In this study, we tried to anticipate the detection of SNB in durum wheat at an early stage of infection at field level, by matching hyperspectral imaging with molecular analysis of infected leaves. In this approach, the most performing DNA quantification by qPCR was used for validating the more erratic data originated by hyperspectral imaging. This approach has been used previously in maize and wheat for trying to correlate the DNA amount of mycotoxigenic fungi in seeds with specific wavelength originated by hyperspectral imaging (Del Fiore et al. 2010).

According to the results, the severity of the damage caused by P. nodorum is not directly correlated to fungal growth and could be addressed to variety-specific necrotrophic effectors of the fungus described by several authors (Oliver et al. 2012; Faris and Friesen 2009; Ali et al. 2008; Liu et al. 2004a, b; Ciuffetti et al. 1997). From the results of hyperspectral data analysis it is evident that reflectance values increased over the time of infection, especially from 24 to 72 hpi, which corresponds with the early stages of P. nodorum development into plant tissues. The application of PLS-DA classification to all the samples confirmed these results indicating also that hyperspectral data are positively correlated with the P. nodorum DNA amount. Our data suggest that it is possible to detect SNB wheat disease in the early stage of infection with non-invasive methods.

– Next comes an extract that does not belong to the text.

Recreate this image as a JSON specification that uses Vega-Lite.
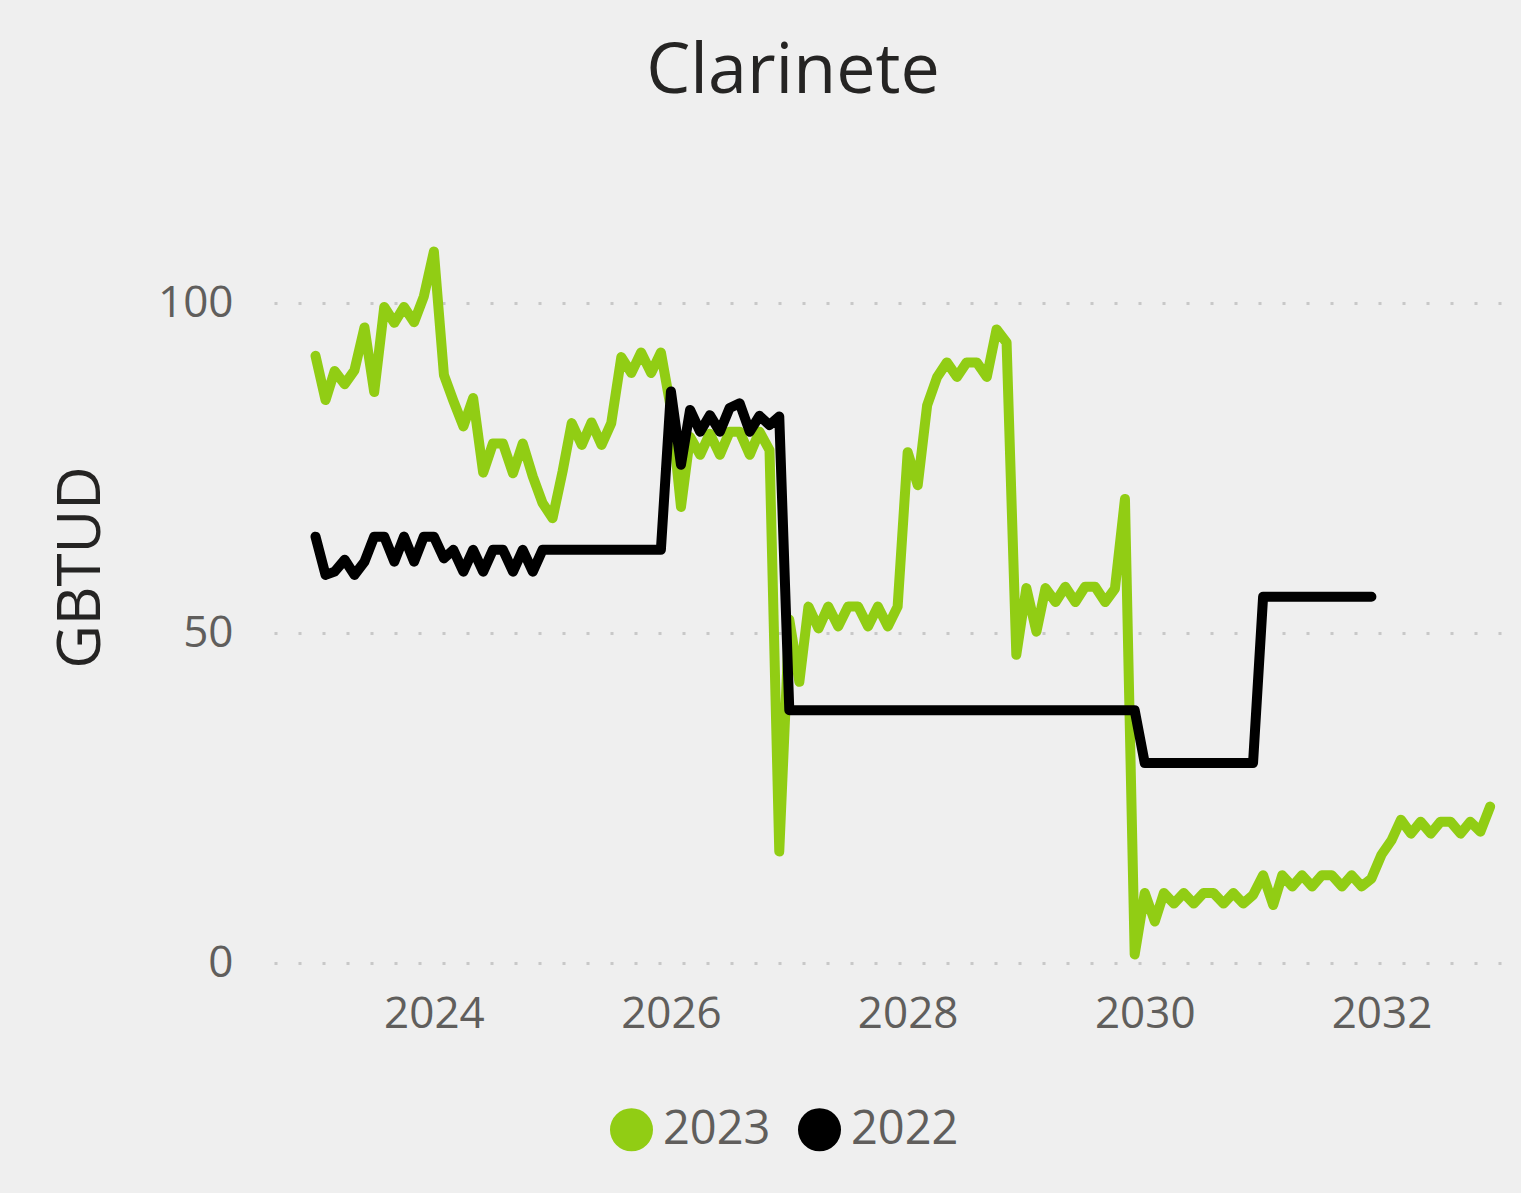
{
  "$schema": "https://vega.github.io/schema/vega-lite/v6.json",
  "autosize": "none",
  "width": 1232,
  "height": 792,
  "padding": {"left": 274, "top": 171, "right": 15, "bottom": 230},
  "background": "#efefef",
  "title": {
    "text": "Clarinete",
    "fontSize": 70,
    "font": "Segoe UI, Open Sans",
    "fontWeight": "normal",
    "color": "#252423",
    "anchor": "middle",
    "dx": -97,
    "offset": 63
  },
  "config": {
    "view": {"stroke": null},
    "font": "Segoe UI, Open Sans"
  },
  "data": {
    "format": {"parse": {"d": "date:'%Y-%m'"}},
    "values": [
      {"d":"2023-01","s":"2023","v":92.0},{"d":"2023-02","s":"2023","v":85.3},{"d":"2023-03","s":"2023","v":89.7},{"d":"2023-04","s":"2023","v":87.7},{"d":"2023-05","s":"2023","v":89.8},{"d":"2023-06","s":"2023","v":96.3},{"d":"2023-07","s":"2023","v":86.5},{"d":"2023-08","s":"2023","v":99.4},{"d":"2023-09","s":"2023","v":97.0},{"d":"2023-10","s":"2023","v":99.4},{"d":"2023-11","s":"2023","v":97.1},{"d":"2023-12","s":"2023","v":101.0},
      {"d":"2024-01","s":"2023","v":107.8},{"d":"2024-02","s":"2023","v":89.1},{"d":"2024-03","s":"2023","v":85.2},{"d":"2024-04","s":"2023","v":81.3},{"d":"2024-05","s":"2023","v":85.6},{"d":"2024-06","s":"2023","v":74.3},{"d":"2024-07","s":"2023","v":78.7},{"d":"2024-08","s":"2023","v":78.7},{"d":"2024-09","s":"2023","v":74.2},{"d":"2024-10","s":"2023","v":78.7},{"d":"2024-11","s":"2023","v":73.7},{"d":"2024-12","s":"2023","v":69.7},
      {"d":"2025-01","s":"2023","v":67.4},{"d":"2025-02","s":"2023","v":74.5},{"d":"2025-03","s":"2023","v":81.8},{"d":"2025-04","s":"2023","v":78.5},{"d":"2025-05","s":"2023","v":81.9},{"d":"2025-06","s":"2023","v":78.5},{"d":"2025-07","s":"2023","v":81.8},{"d":"2025-08","s":"2023","v":91.8},{"d":"2025-09","s":"2023","v":89.4},{"d":"2025-10","s":"2023","v":92.5},{"d":"2025-11","s":"2023","v":89.4},{"d":"2025-12","s":"2023","v":92.5},
      {"d":"2026-01","s":"2023","v":84.0},{"d":"2026-02","s":"2023","v":69.1},{"d":"2026-03","s":"2023","v":79.7},{"d":"2026-04","s":"2023","v":77.0},{"d":"2026-05","s":"2023","v":80.2},{"d":"2026-06","s":"2023","v":77.0},{"d":"2026-07","s":"2023","v":80.5},{"d":"2026-08","s":"2023","v":80.5},{"d":"2026-09","s":"2023","v":77.0},{"d":"2026-10","s":"2023","v":80.5},{"d":"2026-11","s":"2023","v":77.7},{"d":"2026-12","s":"2023","v":16.9},
      {"d":"2027-01","s":"2023","v":52.0},{"d":"2027-02","s":"2023","v":42.6},{"d":"2027-03","s":"2023","v":54.0},{"d":"2027-04","s":"2023","v":50.7},{"d":"2027-05","s":"2023","v":54.0},{"d":"2027-06","s":"2023","v":51.0},{"d":"2027-07","s":"2023","v":54.0},{"d":"2027-08","s":"2023","v":54.0},{"d":"2027-09","s":"2023","v":51.0},{"d":"2027-10","s":"2023","v":54.0},{"d":"2027-11","s":"2023","v":51.0},{"d":"2027-12","s":"2023","v":54.0},
      {"d":"2028-01","s":"2023","v":77.4},{"d":"2028-02","s":"2023","v":72.4},{"d":"2028-03","s":"2023","v":84.5},{"d":"2028-04","s":"2023","v":88.8},{"d":"2028-05","s":"2023","v":91.0},{"d":"2028-06","s":"2023","v":88.8},{"d":"2028-07","s":"2023","v":91.0},{"d":"2028-08","s":"2023","v":91.0},{"d":"2028-09","s":"2023","v":88.8},{"d":"2028-10","s":"2023","v":96.0},{"d":"2028-11","s":"2023","v":94.0},{"d":"2028-12","s":"2023","v":46.7},
      {"d":"2029-01","s":"2023","v":56.8},{"d":"2029-02","s":"2023","v":50.2},{"d":"2029-03","s":"2023","v":56.8},{"d":"2029-04","s":"2023","v":54.7},{"d":"2029-05","s":"2023","v":57.0},{"d":"2029-06","s":"2023","v":54.7},{"d":"2029-07","s":"2023","v":57.0},{"d":"2029-08","s":"2023","v":57.0},{"d":"2029-09","s":"2023","v":54.7},{"d":"2029-10","s":"2023","v":56.7},{"d":"2029-11","s":"2023","v":70.3},{"d":"2029-12","s":"2023","v":1.3},
      {"d":"2030-01","s":"2023","v":10.6},{"d":"2030-02","s":"2023","v":6.3},{"d":"2030-03","s":"2023","v":10.6},{"d":"2030-04","s":"2023","v":9.0},{"d":"2030-05","s":"2023","v":10.6},{"d":"2030-06","s":"2023","v":9.0},{"d":"2030-07","s":"2023","v":10.6},{"d":"2030-08","s":"2023","v":10.6},{"d":"2030-09","s":"2023","v":9.0},{"d":"2030-10","s":"2023","v":10.6},{"d":"2030-11","s":"2023","v":9.0},{"d":"2030-12","s":"2023","v":10.3},
      {"d":"2031-01","s":"2023","v":13.3},{"d":"2031-02","s":"2023","v":8.8},{"d":"2031-03","s":"2023","v":13.3},{"d":"2031-04","s":"2023","v":11.6},{"d":"2031-05","s":"2023","v":13.3},{"d":"2031-06","s":"2023","v":11.6},{"d":"2031-07","s":"2023","v":13.3},{"d":"2031-08","s":"2023","v":13.3},{"d":"2031-09","s":"2023","v":11.6},{"d":"2031-10","s":"2023","v":13.3},{"d":"2031-11","s":"2023","v":11.6},{"d":"2031-12","s":"2023","v":12.8},
      {"d":"2032-01","s":"2023","v":16.4},{"d":"2032-02","s":"2023","v":18.6},{"d":"2032-03","s":"2023","v":21.7},{"d":"2032-04","s":"2023","v":19.6},{"d":"2032-05","s":"2023","v":21.4},{"d":"2032-06","s":"2023","v":19.6},{"d":"2032-07","s":"2023","v":21.4},{"d":"2032-08","s":"2023","v":21.4},{"d":"2032-09","s":"2023","v":19.6},{"d":"2032-10","s":"2023","v":21.4},{"d":"2032-11","s":"2023","v":19.9},{"d":"2032-12","s":"2023","v":23.7},

      {"d":"2023-01","s":"2022","v":64.6},{"d":"2023-02","s":"2022","v":58.8},{"d":"2023-03","s":"2022","v":59.3},{"d":"2023-04","s":"2022","v":61.1},{"d":"2023-05","s":"2022","v":58.8},{"d":"2023-06","s":"2022","v":60.8},{"d":"2023-07","s":"2022","v":64.6},{"d":"2023-08","s":"2022","v":64.6},{"d":"2023-09","s":"2022","v":60.8},{"d":"2023-10","s":"2022","v":64.6},{"d":"2023-11","s":"2022","v":60.8},{"d":"2023-12","s":"2022","v":64.6},
      {"d":"2024-01","s":"2022","v":64.6},{"d":"2024-02","s":"2022","v":61.3},{"d":"2024-03","s":"2022","v":62.6},{"d":"2024-04","s":"2022","v":59.3},{"d":"2024-05","s":"2022","v":62.6},{"d":"2024-06","s":"2022","v":59.3},{"d":"2024-07","s":"2022","v":62.6},{"d":"2024-08","s":"2022","v":62.6},{"d":"2024-09","s":"2022","v":59.3},{"d":"2024-10","s":"2022","v":62.6},{"d":"2024-11","s":"2022","v":59.3},{"d":"2024-12","s":"2022","v":62.6},
      {"d":"2025-01","s":"2022","v":62.6},{"d":"2025-02","s":"2022","v":62.6},{"d":"2025-03","s":"2022","v":62.6},{"d":"2025-04","s":"2022","v":62.6},{"d":"2025-05","s":"2022","v":62.6},{"d":"2025-06","s":"2022","v":62.6},{"d":"2025-07","s":"2022","v":62.6},{"d":"2025-08","s":"2022","v":62.6},{"d":"2025-09","s":"2022","v":62.6},{"d":"2025-10","s":"2022","v":62.6},{"d":"2025-11","s":"2022","v":62.6},{"d":"2025-12","s":"2022","v":62.6},
      {"d":"2026-01","s":"2022","v":86.6},{"d":"2026-02","s":"2022","v":75.5},{"d":"2026-03","s":"2022","v":83.8},{"d":"2026-04","s":"2022","v":80.5},{"d":"2026-05","s":"2022","v":83.0},{"d":"2026-06","s":"2022","v":80.5},{"d":"2026-07","s":"2022","v":84.1},{"d":"2026-08","s":"2022","v":84.8},{"d":"2026-09","s":"2022","v":80.5},{"d":"2026-10","s":"2022","v":82.9},{"d":"2026-11","s":"2022","v":81.5},{"d":"2026-12","s":"2022","v":82.8},
      {"d":"2027-01","s":"2022","v":38.3},{"d":"2027-02","s":"2022","v":38.3},{"d":"2027-03","s":"2022","v":38.3},{"d":"2027-04","s":"2022","v":38.3},{"d":"2027-05","s":"2022","v":38.3},{"d":"2027-06","s":"2022","v":38.3},{"d":"2027-07","s":"2022","v":38.3},{"d":"2027-08","s":"2022","v":38.3},{"d":"2027-09","s":"2022","v":38.3},{"d":"2027-10","s":"2022","v":38.3},{"d":"2027-11","s":"2022","v":38.3},{"d":"2027-12","s":"2022","v":38.3},
      {"d":"2028-01","s":"2022","v":38.3},{"d":"2028-02","s":"2022","v":38.3},{"d":"2028-03","s":"2022","v":38.3},{"d":"2028-04","s":"2022","v":38.3},{"d":"2028-05","s":"2022","v":38.3},{"d":"2028-06","s":"2022","v":38.3},{"d":"2028-07","s":"2022","v":38.3},{"d":"2028-08","s":"2022","v":38.3},{"d":"2028-09","s":"2022","v":38.3},{"d":"2028-10","s":"2022","v":38.3},{"d":"2028-11","s":"2022","v":38.3},{"d":"2028-12","s":"2022","v":38.3},
      {"d":"2029-01","s":"2022","v":38.3},{"d":"2029-02","s":"2022","v":38.3},{"d":"2029-03","s":"2022","v":38.3},{"d":"2029-04","s":"2022","v":38.3},{"d":"2029-05","s":"2022","v":38.3},{"d":"2029-06","s":"2022","v":38.3},{"d":"2029-07","s":"2022","v":38.3},{"d":"2029-08","s":"2022","v":38.3},{"d":"2029-09","s":"2022","v":38.3},{"d":"2029-10","s":"2022","v":38.3},{"d":"2029-11","s":"2022","v":38.3},{"d":"2029-12","s":"2022","v":38.3},
      {"d":"2030-01","s":"2022","v":30.3},{"d":"2030-02","s":"2022","v":30.3},{"d":"2030-03","s":"2022","v":30.3},{"d":"2030-04","s":"2022","v":30.3},{"d":"2030-05","s":"2022","v":30.3},{"d":"2030-06","s":"2022","v":30.3},{"d":"2030-07","s":"2022","v":30.3},{"d":"2030-08","s":"2022","v":30.3},{"d":"2030-09","s":"2022","v":30.3},{"d":"2030-10","s":"2022","v":30.3},{"d":"2030-11","s":"2022","v":30.3},{"d":"2030-12","s":"2022","v":30.3},
      {"d":"2031-01","s":"2022","v":55.5},{"d":"2031-02","s":"2022","v":55.5},{"d":"2031-03","s":"2022","v":55.5},{"d":"2031-04","s":"2022","v":55.5},{"d":"2031-05","s":"2022","v":55.5},{"d":"2031-06","s":"2022","v":55.5},{"d":"2031-07","s":"2022","v":55.5},{"d":"2031-08","s":"2022","v":55.5},{"d":"2031-09","s":"2022","v":55.5},{"d":"2031-10","s":"2022","v":55.5},{"d":"2031-11","s":"2022","v":55.5},{"d":"2031-12","s":"2022","v":55.5}
    ]
  },
  "mark": {"type": "line", "strokeWidth": 10, "strokeJoin": "round", "strokeCap": "round"},
  "encoding": {
    "x": {
      "field": "d",
      "type": "temporal",
      "scale": {"domain": [{"year": 2022, "month": 8, "date": 26}, {"year": 2033, "month": 1, "date": 19}]},
      "axis": {
        "title": null,
        "values": [{"year": 2024, "month": 1, "date": 1}, {"year": 2026, "month": 1, "date": 1}, {"year": 2028, "month": 1, "date": 1}, {"year": 2030, "month": 1, "date": 1}, {"year": 2032, "month": 1, "date": 1}],
        "format": "%Y",
        "grid": false,
        "domain": false,
        "ticks": false,
        "tickSize": 0,
        "labelFontSize": 44,
        "labelColor": "#605e5c",
        "labelPadding": 29,
        "labelFlush": false
      }
    },
    "y": {
      "field": "v",
      "type": "quantitative",
      "scale": {"domain": [0, 120], "nice": false},
      "axis": {
        "title": "GBTUD",
        "titleFontSize": 60,
        "titleFontWeight": "normal",
        "titleColor": "#252423",
        "titlePadding": 45,
        "values": [0, 50, 100],
        "domain": false,
        "ticks": false,
        "tickSize": 0,
        "labelFontSize": 44,
        "labelColor": "#605e5c",
        "labelPadding": 41,
        "grid": true,
        "gridColor": "#c8c8c8",
        "gridWidth": 3,
        "gridDash": [3, 21]
      }
    },
    "color": {
      "field": "s",
      "type": "nominal",
      "scale": {"domain": ["2023", "2022"], "range": ["#91cd14", "#000000"]},
      "legend": {
        "title": null,
        "orient": "none",
        "direction": "horizontal",
        "legendX": 334,
        "legendY": 935,
        "padding": 0,
        "symbolType": "circle",
        "symbolSize": 1850,
        "symbolStrokeWidth": 0,
        "labelFontSize": 47,
        "labelColor": "#605e5c",
        "labelOffset": 8,
        "columnPadding": 25,
        "encode": {"symbols": {"update": {"fill": {"scale": "color", "field": "value"}, "strokeWidth": {"value": 0}, "opacity": {"value": 1}}}}
      }
    }
  }
}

Even if further investigations are needed to improve these findings, a better knowledge of this phenomenon could lead to safer and economically sound strategies in the control of SNB in wheat. Moreover, this study defines at least one diagnostic wavelength for early detecting SNB in durum wheat. The application of a fast, non-destructive and low-cost technique, that is NIR-HSI, using a sensing device, mounted on a vehicle, could be useful for the early detection of fungal contamination directly in situ, significantly reducing time and costs of the routine analyses for checking the healthiness of cereals, improving the quality and reducing economic loss.